Website Criticism Quandary

I need advice. An organization creates a website, using some sort of goofy software. It looks fine to the (non-technical) person who created it. When I look at it, the text and headings are all superimposed on one another, making it impossible to read. Turning CSS off doesn’t fix it; everything is absolutely positioned. I check in several browsers, on several different platforms. Occasionally it looks ok, but mostly it doesn’t.

I’m genuinely interested in what this organization posts. So I take a screenshot of the home page, send it to the responsible party (whom I know slightly), and even offer to help fix it.

She writes back to say that it looks fine in her browser.

I figure if I push in email, it’ll just annoy her. I would actually like to have access to the information on this website, but I can accomplish that by cutting and pasting the text into an editor.

What would be a good way to get this problem fixed and this person educated, without offending her and burning bridges?


1 Comment

  1. Fazia Rizvi

    Oy. I feel for you. I deal with this a lot when trying to educate other non-technical folks here on campus about properly developing web pages, especially when they use softwware like Frontpage and are unfamiliar with the idea that their web page will look different in different browsers.
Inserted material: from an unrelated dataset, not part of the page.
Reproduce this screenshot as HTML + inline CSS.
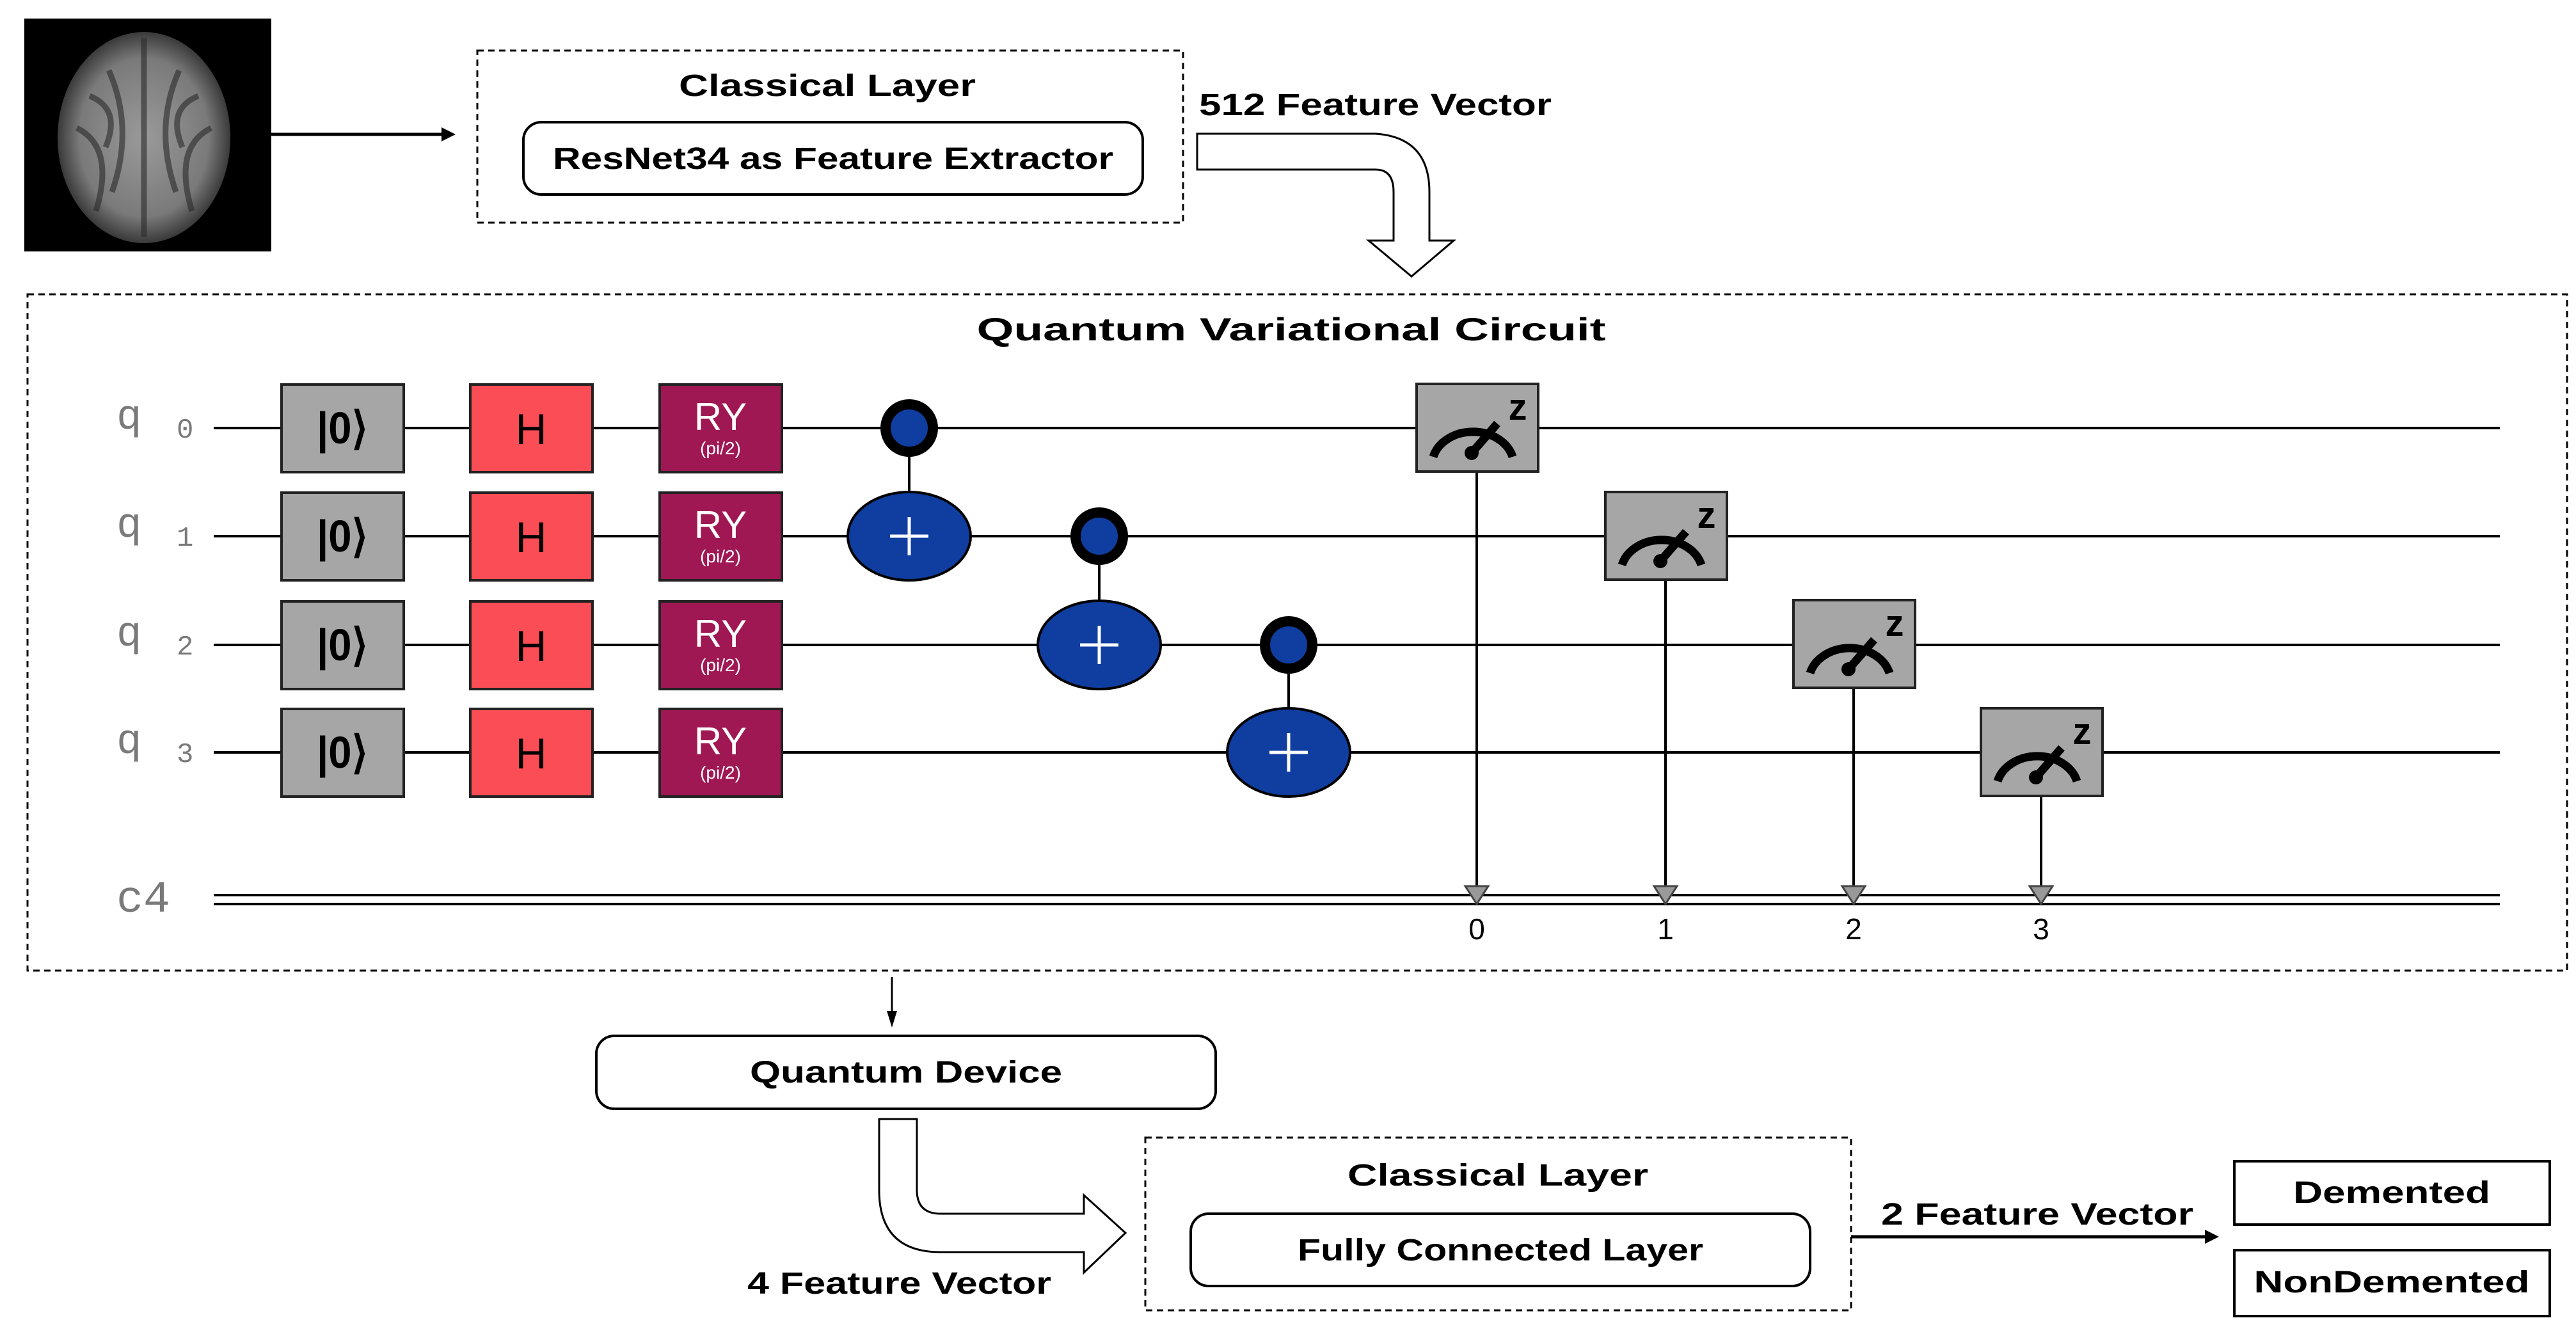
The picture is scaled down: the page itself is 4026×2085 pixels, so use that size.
<!DOCTYPE html>
<html><head><meta charset="utf-8"><style>
html,body{margin:0;padding:0;background:#fff;}
svg{display:block;}
.t{font-family:"Liberation Sans",sans-serif;font-weight:bold;fill:#000;}
.m{font-family:"Liberation Mono",monospace;fill:#7a7a7a;}
</style></head><body>
<svg width="4026" height="2085" viewBox="0 0 4026 2085" xmlns="http://www.w3.org/2000/svg">
<defs>
<radialGradient id="br" cx="50%" cy="50%" r="50%">
<stop offset="0" stop-color="#9a9a9a"/><stop offset="0.75" stop-color="#7a7a7a"/><stop offset="1" stop-color="#3a3a3a"/>
</radialGradient>
</defs>
<!-- brain image -->
<rect x="38" y="29" width="386" height="364" fill="#000"/>
<ellipse cx="225" cy="215" rx="135" ry="165" fill="url(#br)"/>
<path d="M225 60 L225 370 M170 110 Q210 200 175 300 M280 110 Q240 200 275 300 M120 200 Q180 230 150 330 M330 200 Q270 230 300 330 M140 150 Q190 170 165 230 M310 150 Q260 170 285 230" stroke="#2a2a2a" stroke-width="9" fill="none" opacity="0.6"/>
<!-- arrow image -> classical -->
<line x1="424" y1="210" x2="700" y2="210" stroke="#000" stroke-width="5"/>
<polygon points="712,210 690,199 690,221" fill="#000"/>
<!-- classical layer 1 -->
<rect x="746" y="79" width="1103" height="269" fill="none" stroke="#000" stroke-width="3" stroke-dasharray="10,7"/>
<text class="t" x="1293" y="150" font-size="48" text-anchor="middle" textLength="464" lengthAdjust="spacingAndGlyphs">Classical Layer</text>
<rect x="818" y="191" width="968" height="113" rx="28" fill="#fff" stroke="#000" stroke-width="4"/>
<text class="t" x="1302" y="264" font-size="48" text-anchor="middle" textLength="876" lengthAdjust="spacingAndGlyphs">ResNet34 as Feature Extractor</text>
<text class="t" x="1874" y="180" font-size="48" textLength="551" lengthAdjust="spacingAndGlyphs">512 Feature Vector</text>
<!-- block arrow 1 -->
<path d="M1871 209 L2150 209 Q2234 215 2234 300 L2234 376 L2272 376 L2206 432 L2139 376 L2178 376 L2178 300 Q2178 265 2150 265 L1871 265 Z" fill="#fff" stroke="#000" stroke-width="3"/>
<!-- quantum box -->
<rect x="43" y="460" width="3969" height="1057" fill="none" stroke="#000" stroke-width="3" stroke-dasharray="10,7"/>
<text class="t" x="2018" y="532" font-size="50" text-anchor="middle" textLength="983" lengthAdjust="spacingAndGlyphs">Quantum Variational Circuit</text>
<!-- wires -->
<g stroke="#000" stroke-width="4">
<line x1="334" y1="669" x2="3907" y2="669"/>
<line x1="334" y1="838" x2="3907" y2="838"/>
<line x1="334" y1="1008" x2="3907" y2="1008"/>
<line x1="334" y1="1176" x2="3907" y2="1176"/>
<line x1="334" y1="1399" x2="3907" y2="1399"/>
<line x1="334" y1="1413" x2="3907" y2="1413"/>
</g>
<!-- labels -->
<g class="m">
<text x="182" y="670" font-size="66">q</text><text x="276" y="684" font-size="44">0</text>
<text x="182" y="839" font-size="66">q</text><text x="276" y="853" font-size="44">1</text>
<text x="182" y="1009" font-size="66">q</text><text x="276" y="1023" font-size="44">2</text>
<text x="182" y="1177" font-size="66">q</text><text x="276" y="1191" font-size="44">3</text>
<text x="182" y="1425" font-size="70">c4</text>
</g>
<!-- gates -->
<g stroke="#222" stroke-width="4">
<rect x="440" y="601" width="191" height="137" fill="#a6a6a6"/>
<rect x="735" y="601" width="191" height="137" fill="#fa4d56"/>
<rect x="1031" y="601" width="191" height="137" fill="#9f1853"/>
<rect x="440" y="770" width="191" height="137" fill="#a6a6a6"/>
<rect x="735" y="770" width="191" height="137" fill="#fa4d56"/>
<rect x="1031" y="770" width="191" height="137" fill="#9f1853"/>
<rect x="440" y="940" width="191" height="137" fill="#a6a6a6"/>
<rect x="735" y="940" width="191" height="137" fill="#fa4d56"/>
<rect x="1031" y="940" width="191" height="137" fill="#9f1853"/>
<rect x="440" y="1108" width="191" height="137" fill="#a6a6a6"/>
<rect x="735" y="1108" width="191" height="137" fill="#fa4d56"/>
<rect x="1031" y="1108" width="191" height="137" fill="#9f1853"/>
</g>
<g class="t" text-anchor="middle">
<text x="535" y="693" font-size="70" textLength="80" lengthAdjust="spacingAndGlyphs">|0⟩</text><text x="830" y="694" font-size="68" font-weight="normal">H</text>
<text x="535" y="862" font-size="70" textLength="80" lengthAdjust="spacingAndGlyphs">|0⟩</text><text x="830" y="863" font-size="68" font-weight="normal">H</text>
<text x="535" y="1032" font-size="70" textLength="80" lengthAdjust="spacingAndGlyphs">|0⟩</text><text x="830" y="1033" font-size="68" font-weight="normal">H</text>
<text x="535" y="1200" font-size="70" textLength="80" lengthAdjust="spacingAndGlyphs">|0⟩</text><text x="830" y="1201" font-size="68" font-weight="normal">H</text>
</g>
<g font-family="Liberation Sans,sans-serif" fill="#fff" text-anchor="middle">
<text x="1126" y="672" font-size="60">RY</text><text x="1126" y="710" font-size="28">(pi/2)</text>
<text x="1126" y="841" font-size="60">RY</text><text x="1126" y="879" font-size="28">(pi/2)</text>
<text x="1126" y="1011" font-size="60">RY</text><text x="1126" y="1049" font-size="28">(pi/2)</text>
<text x="1126" y="1179" font-size="60">RY</text><text x="1126" y="1217" font-size="28">(pi/2)</text>
</g>
<!-- CNOTs -->
<g stroke="#000" stroke-width="4">
<line x1="1421" y1="669" x2="1421" y2="838"/>
<line x1="1718" y1="838" x2="1718" y2="1008"/>
<line x1="2014" y1="1008" x2="2014" y2="1176"/>
</g>
<circle cx="1421" cy="669" r="37" fill="#0f3ea0" stroke="#000" stroke-width="16"/>
<circle cx="1718" cy="838" r="37" fill="#0f3ea0" stroke="#000" stroke-width="16"/>
<circle cx="2014" cy="1008" r="37" fill="#0f3ea0" stroke="#000" stroke-width="16"/>
<ellipse cx="1421" cy="838" rx="96" ry="69" fill="#0f3ea0" stroke="#000" stroke-width="4"/>
<ellipse cx="1718" cy="1008" rx="96" ry="69" fill="#0f3ea0" stroke="#000" stroke-width="4"/>
<ellipse cx="2014" cy="1176" rx="96" ry="69" fill="#0f3ea0" stroke="#000" stroke-width="4"/>
<g stroke="#fff" stroke-width="5">
<path d="M1421 808 V868 M1391 838 H1451"/>
<path d="M1718 978 V1038 M1688 1008 H1748"/>
<path d="M2014 1146 V1206 M1984 1176 H2044"/>
</g>
<!-- measurement -->
<g stroke="#000" stroke-width="4">
<line x1="2308" y1="737" x2="2308" y2="1390"/>
<line x1="2603" y1="906" x2="2603" y2="1390"/>
<line x1="2897" y1="1075" x2="2897" y2="1390"/>
<line x1="3190" y1="1244" x2="3190" y2="1390"/>
</g>
<g fill="#999" stroke="#444" stroke-width="3">
<polygon points="2290,1385 2326,1385 2308,1413"/>
<polygon points="2585,1385 2621,1385 2603,1413"/>
<polygon points="2879,1385 2915,1385 2897,1413"/>
<polygon points="3172,1385 3208,1385 3190,1413"/>
</g>
<g font-family="Liberation Sans,sans-serif" font-size="46" text-anchor="middle" fill="#000">
<text x="2308" y="1468">0</text><text x="2603" y="1468">1</text><text x="2897" y="1468">2</text><text x="3190" y="1468">3</text>
</g>
<g>
<g transform="translate(2214,600)">
<rect width="190" height="137" fill="#a6a6a6" stroke="#222" stroke-width="4"/>
<path d="M26 114 A64 52 0 0 1 150 114" fill="none" stroke="#000" stroke-width="13"/>
<path d="M86 108 L126 62" stroke="#000" stroke-width="13"/>
<circle cx="86" cy="108" r="11" fill="#000"/>
<text x="158" y="56" font-family="Liberation Sans,sans-serif" font-weight="bold" font-size="58" text-anchor="middle">z</text>
</g>
<g transform="translate(2509,769)">
<rect width="190" height="137" fill="#a6a6a6" stroke="#222" stroke-width="4"/>
<path d="M26 114 A64 52 0 0 1 150 114" fill="none" stroke="#000" stroke-width="13"/>
<path d="M86 108 L126 62" stroke="#000" stroke-width="13"/>
<circle cx="86" cy="108" r="11" fill="#000"/>
<text x="158" y="56" font-family="Liberation Sans,sans-serif" font-weight="bold" font-size="58" text-anchor="middle">z</text>
</g>
<g transform="translate(2803,938)">
<rect width="190" height="137" fill="#a6a6a6" stroke="#222" stroke-width="4"/>
<path d="M26 114 A64 52 0 0 1 150 114" fill="none" stroke="#000" stroke-width="13"/>
<path d="M86 108 L126 62" stroke="#000" stroke-width="13"/>
<circle cx="86" cy="108" r="11" fill="#000"/>
<text x="158" y="56" font-family="Liberation Sans,sans-serif" font-weight="bold" font-size="58" text-anchor="middle">z</text>
</g>
<g transform="translate(3096,1107)">
<rect width="190" height="137" fill="#a6a6a6" stroke="#222" stroke-width="4"/>
<path d="M26 114 A64 52 0 0 1 150 114" fill="none" stroke="#000" stroke-width="13"/>
<path d="M86 108 L126 62" stroke="#000" stroke-width="13"/>
<circle cx="86" cy="108" r="11" fill="#000"/>
<text x="158" y="56" font-family="Liberation Sans,sans-serif" font-weight="bold" font-size="58" text-anchor="middle">z</text>
</g>
</g>
<!-- down arrow -->
<line x1="1394" y1="1527" x2="1394" y2="1585" stroke="#000" stroke-width="3"/>
<polygon points="1394,1606 1386,1580 1402,1580" fill="#000"/>
<!-- quantum device -->
<rect x="932" y="1619" width="968" height="114" rx="28" fill="#fff" stroke="#000" stroke-width="4"/>
<text class="t" x="1416" y="1692" font-size="48" text-anchor="middle" textLength="488" lengthAdjust="spacingAndGlyphs">Quantum Device</text>
<!-- block arrow 2 -->
<path d="M1374 1749 L1433 1749 L1433 1860 Q1433 1897 1470 1897 L1694 1897 L1694 1868 L1759 1927 L1694 1989 L1694 1957 L1470 1957 Q1374 1957 1374 1860 Z" fill="#fff" stroke="#000" stroke-width="3"/>
<text class="t" x="1168" y="2022" font-size="48" textLength="475" lengthAdjust="spacingAndGlyphs">4 Feature Vector</text>
<!-- classical layer 2 -->
<rect x="1790" y="1778" width="1103" height="270" fill="none" stroke="#000" stroke-width="3" stroke-dasharray="10,7"/>
<text class="t" x="2341" y="1853" font-size="48" text-anchor="middle" textLength="470" lengthAdjust="spacingAndGlyphs">Classical Layer</text>
<rect x="1861" y="1897" width="968" height="113" rx="28" fill="#fff" stroke="#000" stroke-width="4"/>
<text class="t" x="2345" y="1970" font-size="48" text-anchor="middle" textLength="634" lengthAdjust="spacingAndGlyphs">Fully Connected Layer</text>
<text class="t" x="2940" y="1914" font-size="48" textLength="488" lengthAdjust="spacingAndGlyphs">2 Feature Vector</text>
<line x1="2893" y1="1933" x2="3450" y2="1933" stroke="#000" stroke-width="5"/>
<polygon points="3468,1933 3446,1922 3446,1944" fill="#000"/>
<rect x="3492" y="1815" width="493" height="99" fill="#fff" stroke="#000" stroke-width="4"/>
<text class="t" x="3738" y="1880" font-size="48" text-anchor="middle" textLength="308" lengthAdjust="spacingAndGlyphs">Demented</text>
<rect x="3492" y="1954" width="493" height="103" fill="#fff" stroke="#000" stroke-width="4"/>
<text class="t" x="3738" y="2020" font-size="48" text-anchor="middle" textLength="431" lengthAdjust="spacingAndGlyphs">NonDemented</text>
</svg>
</body></html>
    It’s made even tougher because many people then feel the pride of creation when they create a web page. It stirs artistic pride, and people feel immensely proud of having made something like a web page in a technical environment.

    So often the best approach is to blame the browsers and the technical environment and avoid critising the creator’s ability, while at the same time adding to their knowledge.

    You might be able to gently educate by emailing back and saying something to the effect of, “Yeah, it looks *great* in X, Y and Z. But each browser will handle the code behind a web page differently and it looks like A, B and C are choking on something. That’s why web developers have to test their pages in a zillion browsers to avoid major glitches.” Note also that you realize it’s difficult to test in all environments unless you know a bunch of people who have those environments, and then offer again to help test and fix glitches.

    The key is to avoid critiquing her ability but still make it sound as if it’s not too much extra effort to fix and that it has LOADS of benefits (more audience) after the tiny fix is made. This approach usually works with the folks I deal with.